Last week, Iran breezed by a U.N. deadline that required a halt to their uranium enrichment program. While Iran maintains that the program is dedicated to bringing nuclear power to its people, the universal consensus is that it might not be a terribly good idea to allow a country with known terrorist connections, and a public promise to destroy Israel, access to nuclear materials. Their violation leaves the door open for the U.N. to impose sanctions on the country, but no one besides the U.S. is eager to employ them. Security Council members will meet in Berlin this week to discuss options, and as of Saturday the European Union said it will engage in two weeks of dialogue with Iran to “clarify” its nuclear stance.
It’s hardly news that Iran is causing headaches for the Western world; their role in the Iraq War is allegedly substantial, as the U.S. has been stepping up its rhetoric in declaring Iran to be a supplier of arms and training to Shiite militants in Iraq. There have also been convincing links drawn between September 11 and the country. Iranian President Mahmoud Ahmadinejad has announced he has no plans to discontinue his nuclear program, asserting the nation “will not retreat an iota from its right to nuclear technology.”

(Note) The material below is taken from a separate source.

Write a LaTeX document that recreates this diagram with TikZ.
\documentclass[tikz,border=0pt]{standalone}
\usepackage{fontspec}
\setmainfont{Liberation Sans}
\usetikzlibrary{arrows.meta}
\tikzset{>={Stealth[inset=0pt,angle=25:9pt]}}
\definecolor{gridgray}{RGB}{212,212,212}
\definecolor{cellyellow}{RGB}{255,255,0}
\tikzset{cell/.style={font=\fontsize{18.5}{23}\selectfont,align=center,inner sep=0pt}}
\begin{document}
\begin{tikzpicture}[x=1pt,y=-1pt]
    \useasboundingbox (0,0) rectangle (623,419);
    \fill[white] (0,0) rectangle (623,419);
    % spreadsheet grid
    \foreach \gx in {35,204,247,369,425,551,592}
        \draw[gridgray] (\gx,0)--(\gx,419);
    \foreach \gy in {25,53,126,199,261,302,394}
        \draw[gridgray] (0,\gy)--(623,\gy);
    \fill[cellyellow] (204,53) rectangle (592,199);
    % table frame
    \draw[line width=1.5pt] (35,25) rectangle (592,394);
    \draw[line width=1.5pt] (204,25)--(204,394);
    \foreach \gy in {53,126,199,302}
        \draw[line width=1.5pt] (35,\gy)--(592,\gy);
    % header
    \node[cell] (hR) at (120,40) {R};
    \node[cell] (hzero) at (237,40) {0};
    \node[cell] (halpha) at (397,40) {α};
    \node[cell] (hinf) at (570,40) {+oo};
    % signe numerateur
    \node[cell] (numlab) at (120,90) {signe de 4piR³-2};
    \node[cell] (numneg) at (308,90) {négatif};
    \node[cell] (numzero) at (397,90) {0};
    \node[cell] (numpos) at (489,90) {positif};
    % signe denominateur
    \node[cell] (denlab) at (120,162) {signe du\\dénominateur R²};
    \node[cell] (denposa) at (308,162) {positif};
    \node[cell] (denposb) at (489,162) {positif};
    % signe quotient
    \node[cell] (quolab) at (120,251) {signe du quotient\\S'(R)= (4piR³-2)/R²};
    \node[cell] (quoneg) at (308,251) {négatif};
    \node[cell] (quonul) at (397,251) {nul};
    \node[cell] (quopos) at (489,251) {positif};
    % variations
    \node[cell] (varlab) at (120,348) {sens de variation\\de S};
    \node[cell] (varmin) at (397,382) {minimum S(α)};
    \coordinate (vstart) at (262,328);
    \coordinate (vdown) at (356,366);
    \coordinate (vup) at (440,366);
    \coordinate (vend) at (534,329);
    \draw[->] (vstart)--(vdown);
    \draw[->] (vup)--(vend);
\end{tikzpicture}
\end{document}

Dialogue seems to be the key word for most nations involved in the issue, but assuming Iran sticks to its guns there will eventually be some sort of showdown. With the U.S.’s troops already stretched thin in the region, one-on-one warfare seems unlikely, but we’ve already seen what the threat of nukes can do. Unfounded accusations of WMDs in Iraq led us to the road we are now stumbling down. Says William Arkin, in a recent column in The Bulletin of Atomic Sciences, “one thing is clear, though, in the post-9/11 environment: A threat that is nightmarish and enduring and can neither be proved nor disproved is a powerful lubricant.”

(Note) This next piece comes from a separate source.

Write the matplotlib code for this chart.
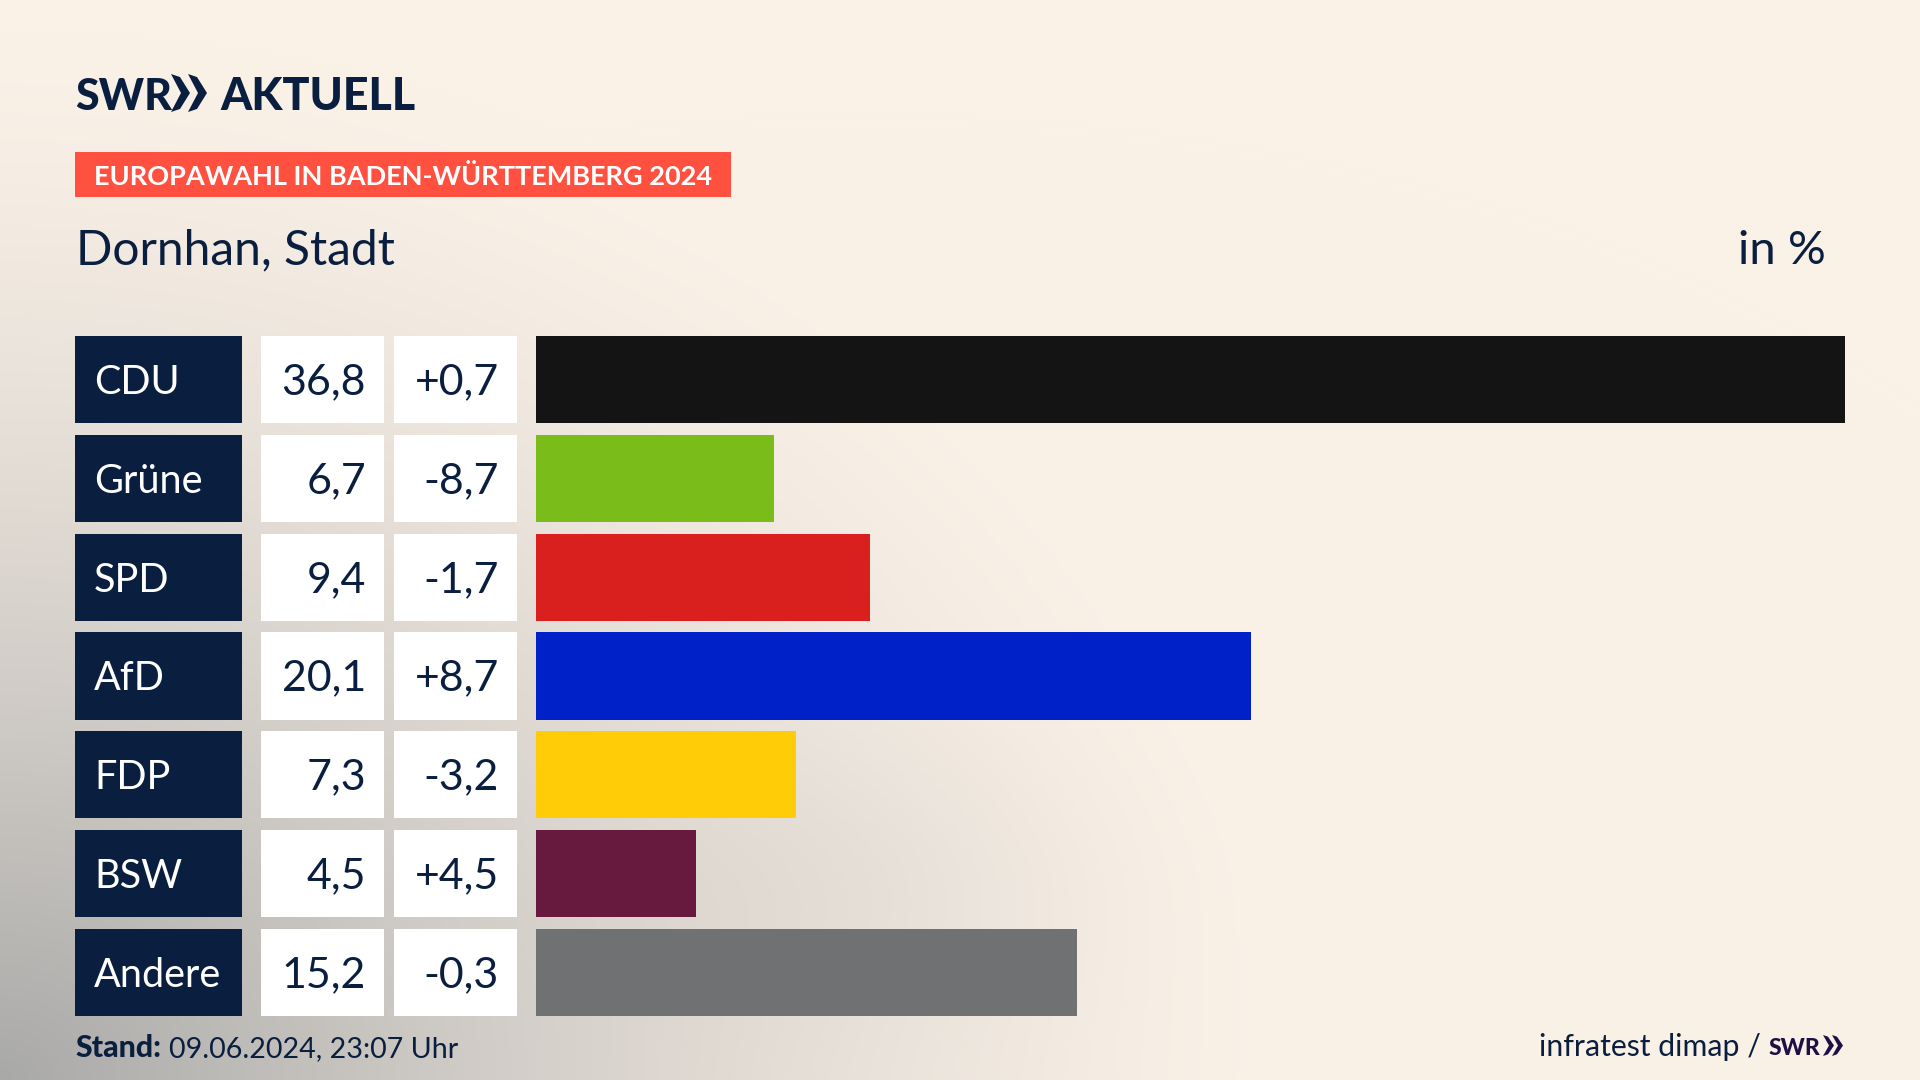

But while the U.S. is denouncing nuclear programs around the world, we still hold the most nuclear weapons with nearly 10,000 warheads in our possession, over half of which are “active,” or ready to deploy. That’s double the number of Russia’s weapons, nuclear runner-up. And 96 percent of the world’s estimated 26,000 nuclear weapons are in possession of these two nations.
And those stockpiles, which have evaporated to the back of the public consciousness, are exactly where a nuclear bomb could wander off into the wrong hands. Graham Allison, the author of Nuclear Terrorism: The Ultimate Preventable Catastrophe, says securing our weapons is the first step to reducing the risk of a nuclear terrorist attack. It stands to reason that dismantling as many nukes as possible, while still maintaining a small supply for defense, would be even better. And besides, there’s no discernable upswing to the ability to fry an entire country 20 times over instead of ten.
It may be impossible to predict the outcome of the situation in Iran, but one thing is absolutely certain: it is time for the U.S. and the world to take a long, hard look at the role nuclear weapons will be playing in the twenty-first century, and how to best ensure they are never used.